Le préfet de la Savoie, François Ravier, avait rappelé dès février 2025 que les règles de la circulation des VTC imposaient un strict retour à la base, en insistant sur la nécessité de différencier taxis et VTC pour éviter le chaos sur la voirie et la concurrence sauvage. Malgré ces rappels, sur le terrain, l’impression laissée est celle d’une course-poursuite permanente où les taxis traditionnels jouent en permanence en défense.
Les chauffeurs savoyards demandent ainsi plus qu’une indemnisation. Ils réclament que soit restaurée une logique de mobilité encadrée, respectueuse des règles établies et protectrice des métiers du transport automobile.

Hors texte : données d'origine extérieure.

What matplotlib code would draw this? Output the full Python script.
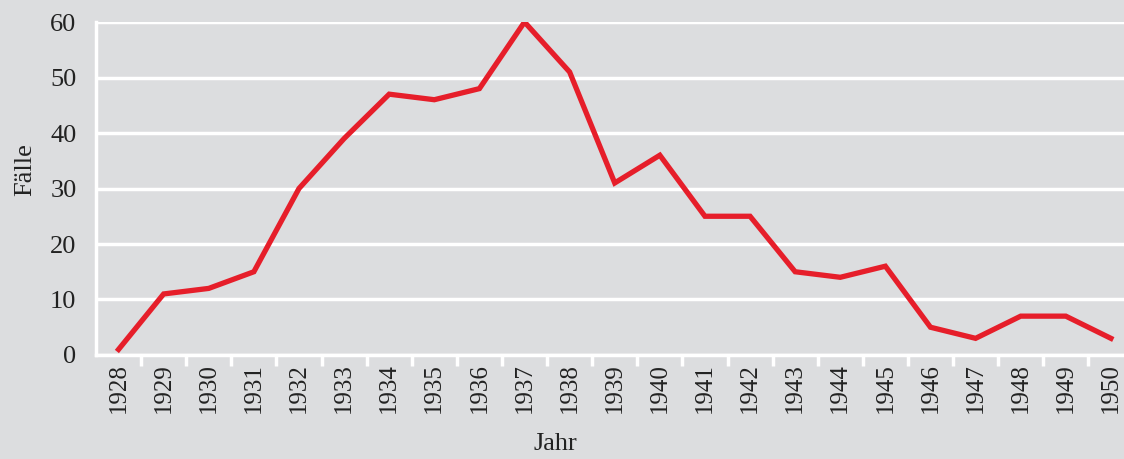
import matplotlib.pyplot as plt

# Jahr / Fälle
years = list(range(1928, 1951))
cases = [1, 11, 12, 15, 30, 39, 47, 46, 48, 60, 51, 31, 36, 25, 25, 15, 14, 16, 5, 3, 7, 7, 3]
yticks = [0, 10, 20, 30, 40, 50, 60]

bg = '#dcdddf'
txt = '#222222'
plt.rcParams['font.family'] = ['Liberation Serif', 'DejaVu Serif']

fig = plt.figure(figsize=(11.24, 4.59), dpi=100, facecolor=bg)
ax = fig.add_axes([0.0854, 0.2266, 0.9146, 0.7254])
ax.set_facecolor(bg)

ax.plot(years, cases, color='#e61e2a', linewidth=3.8, solid_joinstyle='miter', zorder=3)

ax.set_ylim(0, 60)
ax.set_xlim(years[0] - 0.5, years[-1] + 0.29)
ax.set_yticks(yticks)
ax.set_yticklabels([str(v) for v in yticks], fontsize=19, color=txt)
ax.grid(axis='y', color='white', linewidth=2.5, zorder=1)
ax.tick_params(axis='y', length=0, pad=14)

# year labels at integer positions, white ticks in between
ax.set_xticks(years)
ax.set_xticklabels([str(y) for y in years], rotation=90, fontsize=18, color=txt)
ax.tick_params(axis='x', which='major', length=0, pad=6)
ax.set_xticks([y + 0.5 for y in years[:-1]], minor=True)
ax.tick_params(axis='x', which='minor', length=8, width=2.5, color='white', direction='out')

for s in ['top', 'right']:
    ax.spines[s].set_visible(False)
for s in ['left', 'bottom']:
    ax.spines[s].set_color('white')
    ax.spines[s].set_linewidth(2.5)

ax.set_xlabel('Jahr', fontsize=19, color=txt, va='center')
ax.xaxis.set_label_coords(555 / 1124, 1 - 444 / 459, transform=fig.transFigure)
ax.set_ylabel('Fälle', fontsize=19, color=txt, va='center')
ax.yaxis.set_label_coords(25 / 1124, 1 - 170 / 459, transform=fig.transFigure)

fig.savefig('out.png', dpi=100, facecolor=bg)
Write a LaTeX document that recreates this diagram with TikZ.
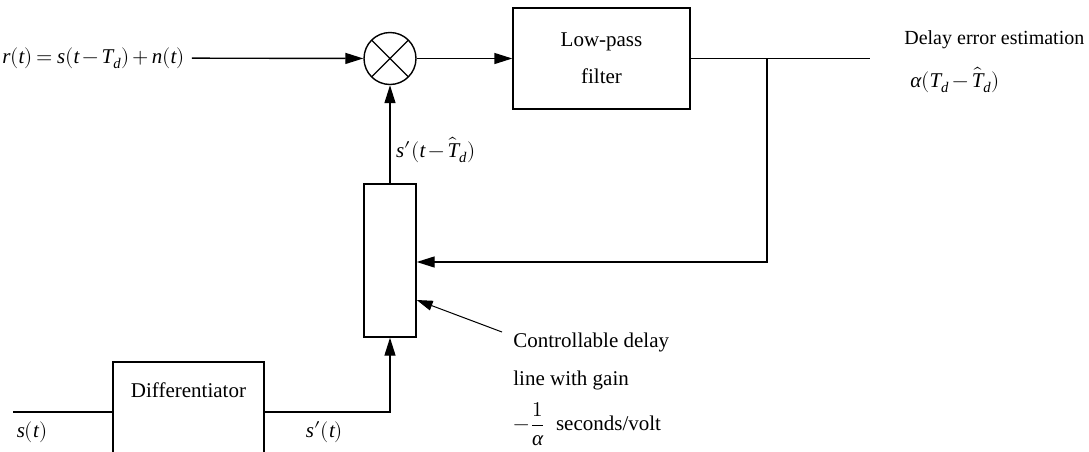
\documentclass[tikz,border=0pt]{standalone}
\usepackage{fontspec}
\usepackage{unicode-math}
\setmainfont{Liberation Serif}
\setmathfont{Latin Modern Math}
\setmathfont{Liberation Serif Italic}[range=it]
\medmuskip=2.5mu plus 1mu minus 1mu
\thickmuskip=3.5mu plus 2mu
\usetikzlibrary{arrows.meta,positioning}
\begin{document}
\begin{tikzpicture}[x=0.5pt,y=-0.5pt,font=\fontsize{10.5}{12.6}\selectfont,line width=0.7pt,
  blk/.style={draw,inner sep=0pt,align=center},
  arr/.style={-{Triangle[length=9pt,width=5.5pt]}},
  mixer/.style={circle,draw,minimum size=26pt,inner sep=0pt,path picture={\draw (path picture bounding box.north west) -- (path picture bounding box.south east) (path picture bounding box.north east) -- (path picture bounding box.south west);}}]
\useasboundingbox (0,0) rectangle (1089,451);
\node (rin) at (93.5,58) {$r(t)=s(t-T_d)+n(t)$};
\node[mixer] (mx) at (390,58.5) {};
\node[blk,minimum width=88.5pt,minimum height=50.5pt] (lpf) at (601.5,58.5) {Low-pass\\[6pt]filter};
\node[blk,minimum width=26pt,minimum height=76.5pt] (dly) at (390,260.5) {};
\node[blk,minimum width=75.5pt,minimum height=59pt] (dif) at (188.5,421) {}; \node (diftxt) at (188.5,390) {Differentiator};
\coordinate (tap) at (767,58.5); \coordinate (oend) at (870,58.5); \coordinate (fb) at (767,262); \coordinate (sin) at (13,412);
\draw[arr] (rin) -- (mx); \draw[arr] (mx) -- (lpf); \draw (lpf) -- (oend);
\draw[arr] (tap) -- (fb) -- (fb -| dly.east);
\draw[arr] (dly) -- (mx); \node (sdt) at (436,150) {$s'(t-\hat{T}_d)$};
\draw (sin) -- (sin -| dif.west); \draw[arr] (sin -| dif.east) -| (dly);
\node (slbl) at (32,432) {$s(t)$}; \node (sdlbl) at (324.5,432) {$s'(t)$};
\node[anchor=west] (ctl) at (506,342) {Controllable delay}; \node[anchor=west] (ctl2) at (506,380) {line with gain}; \node[anchor=west] (ctl3) at (506,424) {$\displaystyle -\frac{1}{\alpha}$\enspace seconds/volt};
\coordinate (ctp) at (502,332); \coordinate (ctq) at (418,300);
\draw[-{Triangle[length=8pt,width=5pt]},line width=0.5pt] (ctp) -- (dly.east |- ctq);
\node[anchor=west,font=\fontsize{10}{12}\selectfont] (err) at (897,40) {Delay error estimation}; \node[anchor=west] (errv) at (903,80) {$\alpha(T_d-\hat{T}_d)$};
\end{tikzpicture}
\end{document}
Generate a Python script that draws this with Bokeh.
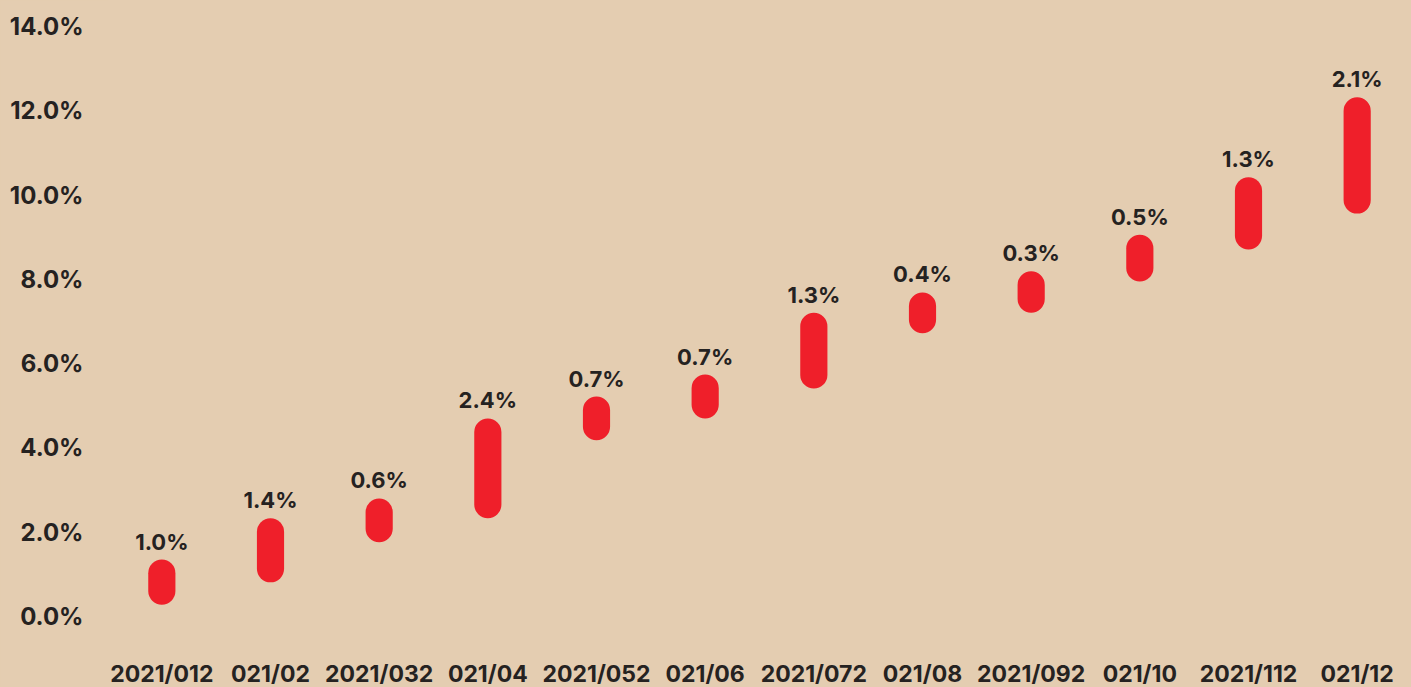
from bokeh.plotting import figure
from bokeh.models import ColumnDataSource, Range1d, FixedTicker, PrintfTickFormatter
from bokeh.core.properties import value
from bokeh.embed import file_html
from bokeh.resources import INLINE

months = ["2021/012", "021/02", "2021/032", "021/04", "2021/052", "021/06",
          "2021/072", "021/08", "2021/092", "021/10", "2021/112", "021/12"]
lows = [0.28, 0.81, 1.76, 2.33, 4.18, 4.70, 5.41, 6.72, 7.21, 7.95, 8.71, 9.56]
highs = [1.35, 2.33, 2.80, 4.70, 5.22, 5.74, 7.21, 7.69, 8.19, 9.06, 10.42, 12.32]
labels = ["1.0%", "1.4%", "0.6%", "2.4%", "0.7%", "0.7%",
          "1.3%", "0.4%", "0.3%", "0.5%", "1.3%", "2.1%"]
yticks = [0, 2, 4, 6, 8, 10, 12, 14]

BG = "#E4CDB1"
RED = "#EF1F2A"
INK = "#252221"
FONT = "Inter"

xs = list(range(len(months)))
src = ColumnDataSource(dict(x=xs, low=lows, high=highs, label=labels))

p = figure(frame_width=1304, frame_height=650,
           x_range=Range1d(-0.5, 11.5), y_range=Range1d(-0.807, 14.617),
           output_backend="svg", toolbar_location=None,
           background_fill_color=BG, border_fill_color=BG,
           min_border_left=107, min_border_right=0, min_border_top=0,
           min_border_bottom=37)
p.outline_line_color = None
p.grid.visible = False

p.vbar(x="x", bottom="low", top="high", width=0.25, source=src,
       fill_color=RED, line_color=None, border_radius=14)

p.text(x="x", y="high", text="label", source=src,
       text_align="center", text_baseline="alphabetic", y_offset=-18,
       text_font=value(FONT), text_font_style="bold",
       text_font_size="22px", text_color=INK)

xa = p.xaxis[0]
xa.ticker = FixedTicker(ticks=xs)
xa.major_label_overrides = {i: m for i, m in zip(xs, months)}
xa.axis_line_color = None
xa.major_tick_line_color = None
xa.minor_tick_line_color = None
xa.major_label_standoff = 3
xa.major_label_text_font = FONT
xa.major_label_text_font_style = "bold"
xa.major_label_text_font_size = "23px"
xa.major_label_text_color = INK

ya = p.yaxis[0]
ya.ticker = FixedTicker(ticks=yticks)
ya.formatter = PrintfTickFormatter(format="%.1f%%")
ya.axis_line_color = None
ya.major_tick_line_color = None
ya.minor_tick_line_color = None
ya.major_label_standoff = 18
ya.major_label_text_font = FONT
ya.major_label_text_font_style = "bold"
ya.major_label_text_font_size = "24px"
ya.major_label_text_color = INK

html = file_html(p, INLINE)
html = html.replace("<head>", "<head><style>html,body{background:%s;}</style>" % BG, 1)
open("out.html", "w").write(html)
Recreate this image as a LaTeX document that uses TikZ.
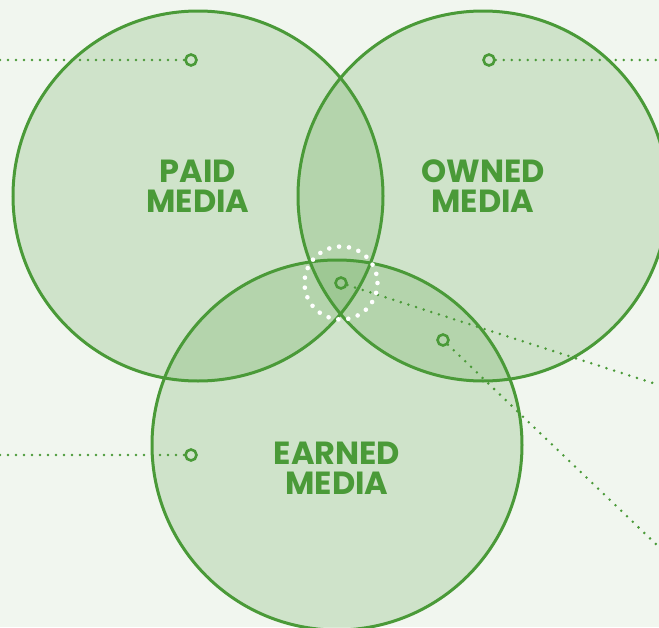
\documentclass[tikz,border=0pt]{standalone}
\usepackage{fontspec}
\setmainfont{Poppins}
\usepackage{tikz}
\usetikzlibrary{positioning}

\definecolor{vgreen}{RGB}{74,154,56}
\definecolor{paper}{RGB}{241,246,239}

\begin{document}
\begin{tikzpicture}[
    x=1pt, y=-1pt,
    venn/.style={circle, fill=vgreen, fill opacity=0.2, minimum size=370pt, inner sep=0pt},
    ring/.style={draw=vgreen, line width=3pt},
    label/.style={text=vgreen, font=\fontsize{32}{30}\selectfont\bfseries, align=center},
    pin/.style={circle, draw=vgreen, line width=2.6pt, minimum size=11pt, inner sep=0pt},
    leader/.style={draw=vgreen, line width=2.8pt, line cap=round, dash pattern=on 0pt off 8pt},
    halo/.style={draw=white, line width=4.6pt, line cap=round, dash pattern=on 0pt off 10pt}
]
% Background
\useasboundingbox[fill=paper] (0,0) rectangle (659,627);
% Circles
\node[venn] (paid) at (198,196) {};
\node[venn] (owned) at (483,196) {};
\node[venn] (earned) at (337,445) {};
\foreach \c in {paid,owned,earned}
    \draw[ring] (\c) circle (185);
% Labels
\node[label] (paidtext) at (198,186) {PAID\\MEDIA};
\node[label] (ownedtext) at (483,186) {OWNED\\MEDIA};
\node[label] (earnedtext) at (337,468) {EARNED\\MEDIA};
% Markers
\node[pin] (paidpin) at (191,60) {};
\node[pin] (ownedpin) at (489,60) {};
\node[pin] (earnedpin) at (191,455) {};
\node[pin] (corepin) at (341,283) {};
\node[pin] (sharedpin) at (443,340) {};
% Loose ends of the leaders
\coordinate (paidend) at (0,60);
\coordinate (ownedend) at (659,60);
\coordinate (earnedend) at (0,455);
\coordinate (coreend) at (659,385);
\coordinate (sharedend) at (659,547);
% Leaders
\draw[leader] (paidend) -- (paidpin);
\draw[leader] (ownedpin) -- (ownedend);
\draw[leader] (earnedend) -- (earnedpin);
\draw[leader] (corepin) -- (coreend);
\draw[leader] (sharedpin) -- (sharedend);
% Dotted halo round the centre
\draw[halo] (corepin) circle (36.5);
\end{tikzpicture}
\end{document}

L’impact politique sur la mobilité automobile locale
Le bras de fer dépasse les seules considérations économiques. Il soulève une question politique majeure : l’État peut-il continuer à laisser dériver la régulation de la mobilité professionnelle sous la pression des plateformes ? À défaut d’une réponse rapide, ce sont toutes les professions réglementées de l’automobile — taxis, VTC, transport adapté — qui verront leur modèle laminé, leur investissement réduit à néant face à une concurrence qui n’assume ni les mêmes charges, ni les mêmes responsabilités. La situation pourrait aussi contraindre les taxis à baisser leur prix.
En Savoie, cette confrontation, nouvelle étape dans la guerre sans fin entre taxis et Uber, pourrait bien constituer un signal d’alerte : dans le paysage français de la mobilité, il ne s’agira bientôt plus seulement de savoir qui roule, mais surtout selon quelles règles.